> DATASET CONTENT
============================================================
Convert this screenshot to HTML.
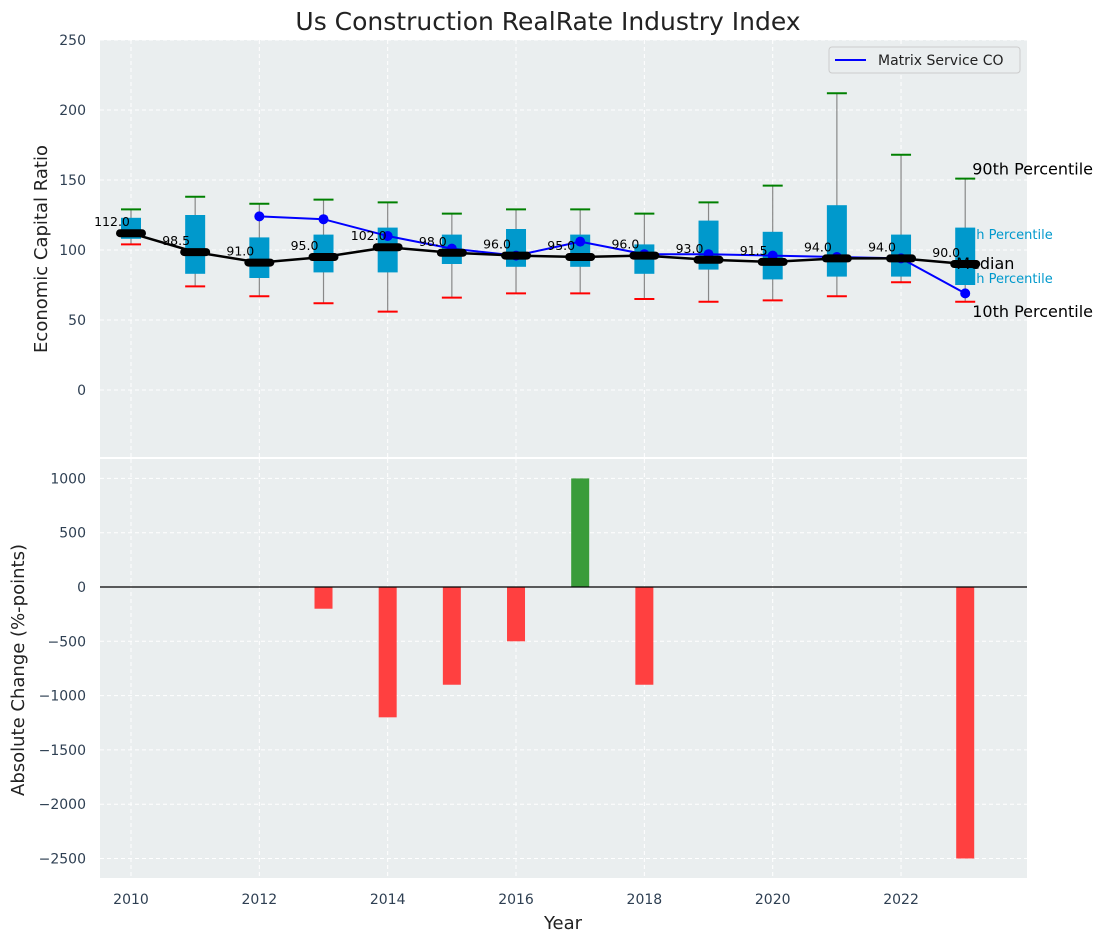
<!DOCTYPE html>
<html><head><meta charset="utf-8"><style>
body{margin:0;background:#fff;}
svg text{font-family:"DejaVu Sans","Liberation Sans",sans-serif;}
</style></head><body>
<svg id="chart" width="1107" height="942" xmlns="http://www.w3.org/2000/svg">
<text x="548" y="30" font-size="25" text-anchor="middle" fill="#222">Us Construction RealRate Industry Index</text>
<rect x="100" y="40" width="927" height="417" fill="#eaeeef"/>
<rect x="100" y="459" width="927" height="419" fill="#eaeeef"/>
<g id="topg"></g><g id="botg"></g>
<text transform="translate(47,249) rotate(-90)" font-size="18" text-anchor="middle" fill="#222">Economic Capital Ratio</text>
<text transform="translate(24,670) rotate(-90)" font-size="18" text-anchor="middle" fill="#222">Absolute Change (%-points)</text>
<text x="563" y="929" font-size="18" text-anchor="middle" fill="#222">Year</text>
<g>
<rect x="829" y="47" width="191" height="26" rx="3" fill="#eaeeef" stroke="#ccc"/>
<line x1="835" y1="60" x2="866" y2="60" stroke="blue" stroke-width="2"/>
<text x="878" y="65" font-size="14" fill="#222">Matrix Service CO</text>
</g>
</svg>
<script>
const years=[2010,2011,2012,2013,2014,2015,2016,2017,2018,2019,2020,2021,2022,2023];
const median=[112,98.5,91,95,102,98,96,95,96,93,91.5,94,94,90];
const p90=[129,138,133,136,134,126,129,129,126,134,146,212,168,151];
const p10=[104,74,67,62,56,66,69,69,65,63,64,67,77,63];
const p75=[123,125,109,111,116,111,115,111,104,121,113,132,111,116];
const p25=[108,83,80,84,84,90,88,88,83,86,79,81,81,75];
const company=[null,null,124,122,110,101,96,106,97,97,96,95,94,69];
const change=[0,0,0,-200,-1200,-900,-500,1000,-900,0,0,0,0,-2500];
const topTicks=[0,50,100,150,200,250];
const botTicks=[-2500,-2000,-1500,-1000,-500,0,500,1000];
const xTicks=[2010,2012,2014,2016,2018,2020,2022];

const NS="http://www.w3.org/2000/svg";
const X=y=>131+(y-2010)*64.17;
const Y=v=>390-v*1.4;
const Yb=v=>587-v*0.1086;
function mk(p,tag,a,txt){const e=document.createElementNS(NS,tag);for(const k in a)e.setAttribute(k,a[k]);if(txt!==undefined)e.textContent=txt;p.appendChild(e);return e;}
const topG=document.getElementById('topg'),botG=document.getElementById('botg');
const svgEl=document.getElementById('chart');

xTicks.forEach(t=>{
 let g=mk(topG,'line',{x1:X(t),x2:X(t),y1:40,y2:457,stroke:'#fff','stroke-dasharray':'4,3'});
 
 
 g=mk(botG,'line',{x1:X(t),x2:X(t),y1:459,y2:878,stroke:'#fff','stroke-dasharray':'4,3'});
 
 
 const l=mk(svgEl,'text',{x:X(t),y:904,'font-size':14,'text-anchor':'middle',fill:'#2e3f52'},String(t));
 
 
});
topTicks.forEach(t=>{
 const g=mk(topG,'line',{x1:100,x2:1027,y1:Y(t),y2:Y(t),stroke:'#fff','stroke-dasharray':'4,3'});
 
 
 const l=mk(svgEl,'text',{x:86,y:Y(t)+5,'font-size':14,'text-anchor':'end',fill:'#2e3f52'},String(t));
 
 
});
botTicks.forEach(t=>{
 const g=mk(botG,'line',{x1:100,x2:1027,y1:Yb(t),y2:Yb(t),stroke:'#fff','stroke-dasharray':'4,3'});
 
 
 const l=mk(svgEl,'text',{x:86,y:Yb(t)+5,'font-size':14,'text-anchor':'end',fill:'#2e3f52'},t<0?'\u2212'+Math.abs(t):String(t));
 
 
});

years.forEach((yr,i)=>{
 const x=X(yr);
 const w=mk(topG,'line',{x1:x,x2:x,y1:Y(p90[i]),y2:Y(p10[i]),stroke:'#888','stroke-width':1.2});
 
 
 const b=mk(topG,'rect',{x:x-10,y:Y(p75[i]),width:20,height:Y(p25[i])-Y(p75[i]),fill:'#0099cc'});
 
 
 const c1=mk(topG,'line',{x1:x-10,x2:x+10,y1:Y(p90[i]),y2:Y(p90[i]),stroke:'green','stroke-width':2});
 
 
 const c2=mk(topG,'line',{x1:x-10,x2:x+10,y1:Y(p10[i]),y2:Y(p10[i]),stroke:'red','stroke-width':2});
 
 
});
let pts=[];years.forEach((yr,i)=>{if(company[i]!==null)pts.push(X(yr)+','+Y(company[i]));});
const cl=mk(topG,'polyline',{points:pts.join(' '),fill:'none',stroke:'blue','stroke-width':2});


years.forEach((yr,i)=>{if(company[i]===null)return;
 const d=mk(topG,'circle',{cx:X(yr),cy:Y(company[i]),r:5,fill:'blue'});
 
 
});
const ml=mk(topG,'polyline',{points:years.map((yr,i)=>X(yr)+','+Y(median[i])).join(' '),fill:'none',stroke:'#000','stroke-width':2.5});


years.forEach((yr,i)=>{
 const m=mk(topG,'rect',{x:X(yr)-15,y:Y(median[i])-4,width:30,height:8,rx:4,fill:'#000'});
 
 
 const t=mk(topG,'text',{x:X(yr)-19,y:Y(median[i])-7,'font-size':12.5,'text-anchor':'middle',fill:'#000'},median[i].toFixed(1));
 
 
});
const last=years.length-1,xl=X(years[last]);
[[xl+7,Y(p90[last])-4,'90th Percentile','#000',16,'p90-annotation'],
 [xl+11,239,'h Percentile','#0099cc',13,'p75-annotation'],
 [xl-9,Y(median[last])+5,'Median','#000',16,'median-annotation'],
 [xl+11,283,'h Percentile','#0099cc',13,'p25-annotation'],
 [xl+7,Y(p10[last])+15,'10th Percentile','#000',16,'p10-annotation']].forEach(a=>{
 const t=mk(svgEl,'text',{x:a[0],y:a[1],'font-size':a[4],fill:a[3]},a[2]);
 
 
});
years.forEach((yr,i)=>{
 if(change[i]===0)return;
 const v=change[i];
 const r=mk(botG,'rect',{x:X(yr)-9,y:Math.min(Yb(v),Yb(0)),width:18,height:Math.abs(Yb(v)-Yb(0)),fill:v>0?'#3a9c3a':'#ff4040'});
 
 
});
const zl=mk(botG,'line',{x1:100,x2:1027,y1:Yb(0),y2:Yb(0),stroke:'#000','stroke-width':1.3});


</script>
</body></html>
============================================================
> SET PROBLEM
Write the listing out a second time exactly, dropping all images.

> CORRECT ANSWER
Convert this screenshot to HTML.
<!DOCTYPE html>
<html><head><meta charset="utf-8"><style>
body{margin:0;background:#fff;}
svg text{font-family:"DejaVu Sans","Liberation Sans",sans-serif;}
</style></head><body>
<svg id="chart" width="1107" height="942" xmlns="http://www.w3.org/2000/svg">
<text x="548" y="30" font-size="25" text-anchor="middle" fill="#222">Us Construction RealRate Industry Index</text>
<rect x="100" y="40" width="927" height="417" fill="#eaeeef"/>
<rect x="100" y="459" width="927" height="419" fill="#eaeeef"/>
<g id="topg"></g><g id="botg"></g>
<text transform="translate(47,249) rotate(-90)" font-size="18" text-anchor="middle" fill="#222">Economic Capital Ratio</text>
<text transform="translate(24,670) rotate(-90)" font-size="18" text-anchor="middle" fill="#222">Absolute Change (%-points)</text>
<text x="563" y="929" font-size="18" text-anchor="middle" fill="#222">Year</text>
<g>
<rect x="829" y="47" width="191" height="26" rx="3" fill="#eaeeef" stroke="#ccc"/>
<line x1="835" y1="60" x2="866" y2="60" stroke="blue" stroke-width="2"/>
<text x="878" y="65" font-size="14" fill="#222">Matrix Service CO</text>
</g>
</svg>
<script>
const years=[2010,2011,2012,2013,2014,2015,2016,2017,2018,2019,2020,2021,2022,2023];
const median=[112,98.5,91,95,102,98,96,95,96,93,91.5,94,94,90];
const p90=[129,138,133,136,134,126,129,129,126,134,146,212,168,151];
const p10=[104,74,67,62,56,66,69,69,65,63,64,67,77,63];
const p75=[123,125,109,111,116,111,115,111,104,121,113,132,111,116];
const p25=[108,83,80,84,84,90,88,88,83,86,79,81,81,75];
const company=[null,null,124,122,110,101,96,106,97,97,96,95,94,69];
const change=[0,0,0,-200,-1200,-900,-500,1000,-900,0,0,0,0,-2500];
const topTicks=[0,50,100,150,200,250];
const botTicks=[-2500,-2000,-1500,-1000,-500,0,500,1000];
const xTicks=[2010,2012,2014,2016,2018,2020,2022];

const NS="http://www.w3.org/2000/svg";
const X=y=>131+(y-2010)*64.17;
const Y=v=>390-v*1.4;
const Yb=v=>587-v*0.1086;
function mk(p,tag,a,txt){const e=document.createElementNS(NS,tag);for(const k in a)e.setAttribute(k,a[k]);if(txt!==undefined)e.textContent=txt;p.appendChild(e);return e;}
const topG=document.getElementById('topg'),botG=document.getElementById('botg');
const svgEl=document.getElementById('chart');

xTicks.forEach(t=>{
 let g=mk(topG,'line',{x1:X(t),x2:X(t),y1:40,y2:457,stroke:'#fff','stroke-dasharray':'4,3'});
 
 
 g=mk(botG,'line',{x1:X(t),x2:X(t),y1:459,y2:878,stroke:'#fff','stroke-dasharray':'4,3'});
 
 
 const l=mk(svgEl,'text',{x:X(t),y:904,'font-size':14,'text-anchor':'middle',fill:'#2e3f52'},String(t));
 
 
});
topTicks.forEach(t=>{
 const g=mk(topG,'line',{x1:100,x2:1027,y1:Y(t),y2:Y(t),stroke:'#fff','stroke-dasharray':'4,3'});
 
 
 const l=mk(svgEl,'text',{x:86,y:Y(t)+5,'font-size':14,'text-anchor':'end',fill:'#2e3f52'},String(t));
 
 
});
botTicks.forEach(t=>{
 const g=mk(botG,'line',{x1:100,x2:1027,y1:Yb(t),y2:Yb(t),stroke:'#fff','stroke-dasharray':'4,3'});
 
 
 const l=mk(svgEl,'text',{x:86,y:Yb(t)+5,'font-size':14,'text-anchor':'end',fill:'#2e3f52'},t<0?'\u2212'+Math.abs(t):String(t));
 
 
});

years.forEach((yr,i)=>{
 const x=X(yr);
 const w=mk(topG,'line',{x1:x,x2:x,y1:Y(p90[i]),y2:Y(p10[i]),stroke:'#888','stroke-width':1.2});
 
 
 const b=mk(topG,'rect',{x:x-10,y:Y(p75[i]),width:20,height:Y(p25[i])-Y(p75[i]),fill:'#0099cc'});
 
 
 const c1=mk(topG,'line',{x1:x-10,x2:x+10,y1:Y(p90[i]),y2:Y(p90[i]),stroke:'green','stroke-width':2});
 
 
 const c2=mk(topG,'line',{x1:x-10,x2:x+10,y1:Y(p10[i]),y2:Y(p10[i]),stroke:'red','stroke-width':2});
 
 
});
let pts=[];years.forEach((yr,i)=>{if(company[i]!==null)pts.push(X(yr)+','+Y(company[i]));});
const cl=mk(topG,'polyline',{points:pts.join(' '),fill:'none',stroke:'blue','stroke-width':2});


years.forEach((yr,i)=>{if(company[i]===null)return;
 const d=mk(topG,'circle',{cx:X(yr),cy:Y(company[i]),r:5,fill:'blue'});
 
 
});
const ml=mk(topG,'polyline',{points:years.map((yr,i)=>X(yr)+','+Y(median[i])).join(' '),fill:'none',stroke:'#000','stroke-width':2.5});


years.forEach((yr,i)=>{
 const m=mk(topG,'rect',{x:X(yr)-15,y:Y(median[i])-4,width:30,height:8,rx:4,fill:'#000'});
 
 
 const t=mk(topG,'text',{x:X(yr)-19,y:Y(median[i])-7,'font-size':12.5,'text-anchor':'middle',fill:'#000'},median[i].toFixed(1));
 
 
});
const last=years.length-1,xl=X(years[last]);
[[xl+7,Y(p90[last])-4,'90th Percentile','#000',16,'p90-annotation'],
 [xl+11,239,'h Percentile','#0099cc',13,'p75-annotation'],
 [xl-9,Y(median[last])+5,'Median','#000',16,'median-annotation'],
 [xl+11,283,'h Percentile','#0099cc',13,'p25-annotation'],
 [xl+7,Y(p10[last])+15,'10th Percentile','#000',16,'p10-annotation']].forEach(a=>{
 const t=mk(svgEl,'text',{x:a[0],y:a[1],'font-size':a[4],fill:a[3]},a[2]);
 
 
});
years.forEach((yr,i)=>{
 if(change[i]===0)return;
 const v=change[i];
 const r=mk(botG,'rect',{x:X(yr)-9,y:Math.min(Yb(v),Yb(0)),width:18,height:Math.abs(Yb(v)-Yb(0)),fill:v>0?'#3a9c3a':'#ff4040'});
 
 
});
const zl=mk(botG,'line',{x1:100,x2:1027,y1:Yb(0),y2:Yb(0),stroke:'#000','stroke-width':1.3});


</script>
</body></html>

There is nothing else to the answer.